Behavior of the Escape Rate Function in Hyperbolic Dynamical Systems

TL;DR

This paper investigates how the escape rate in hyperbolic dynamical systems depends on the size and shape of holes, establishing continuity properties and revealing complex behaviors like devil's staircase structures.

Contribution

It proves the existence and Holder continuity of escape rates for systems with small holes and extends the analysis to general holes in Anosov diffeomorphisms, highlighting the complex nature of escape rate functions.

Findings

Escape rate is Holder continuous for small holes with Young towers.

Escape rate function can form a devil's staircase with jumps.
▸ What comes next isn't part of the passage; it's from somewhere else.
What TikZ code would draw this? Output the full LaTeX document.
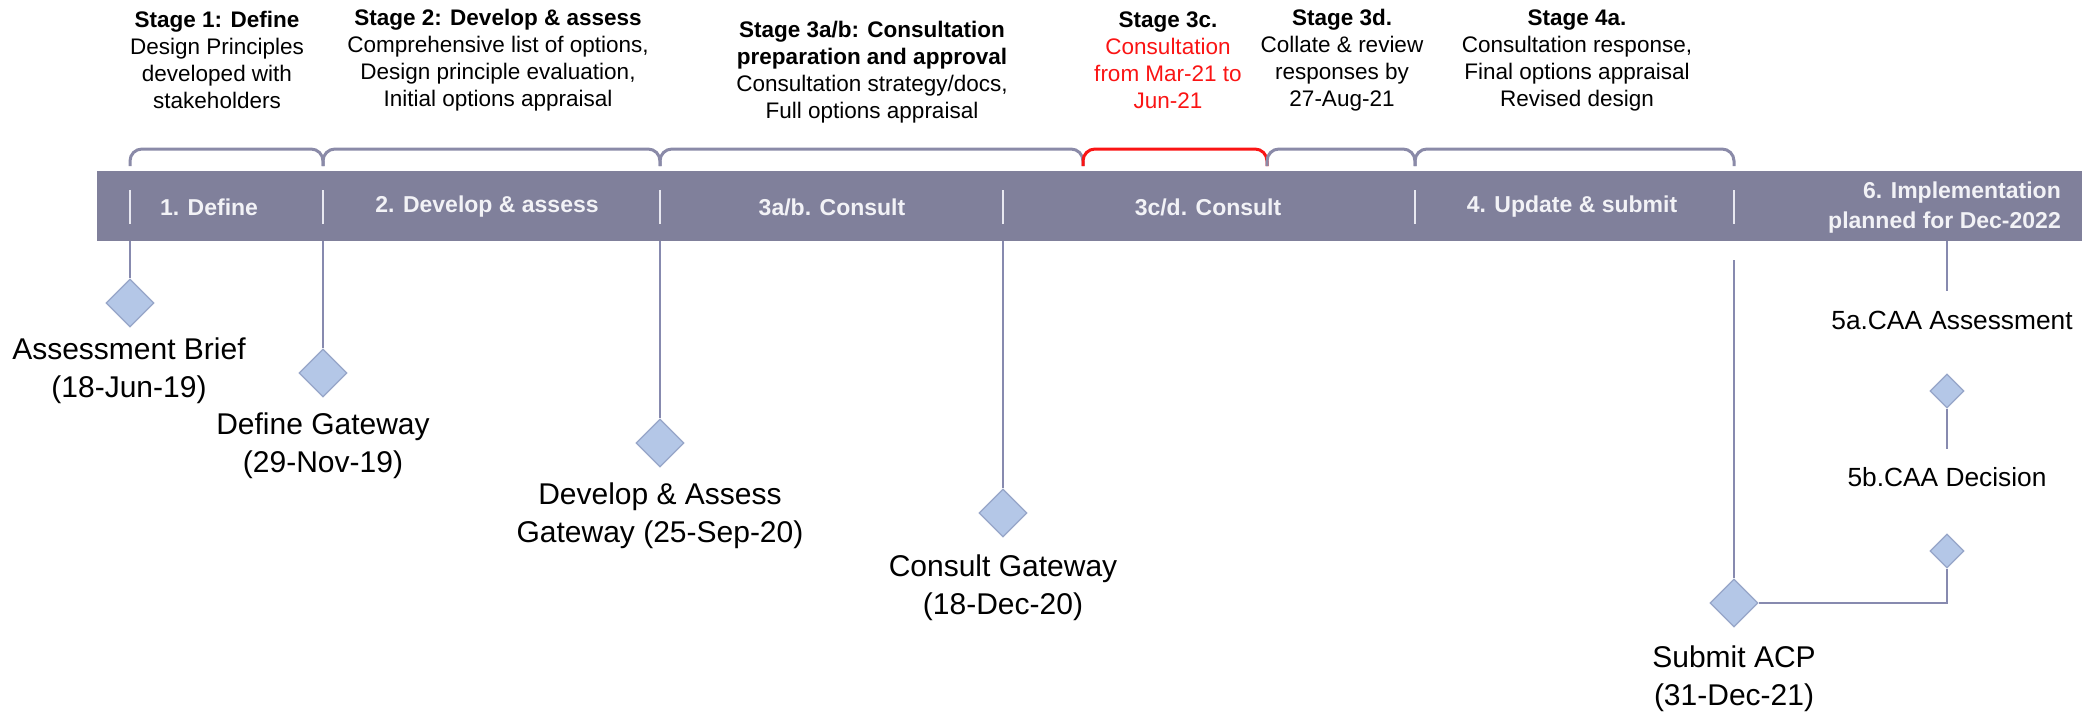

Bounds on escape rates are derived using pressure on survivor sets.

Abstract

For a fixed initial reference measure, we study the dependence of the escape rate on the hole for a smooth or piecewise smooth hyperbolic map. First, we prove the existence and Holder continuity of the escape rate for systems with small holes admitting Young towers. Then we consider general holes for Anosov diffeomorphisms, without size or Markovian restrictions. We prove bounds on the upper and lower escape rates using the notion of pressure on the survivor set and show that a variational principle holds under generic conditions. However, we also show that the escape rate function forms a devil's staircase with jumps along sequences of regular holes and present examples to elucidate some of the difficulties involved in formulating a general theory.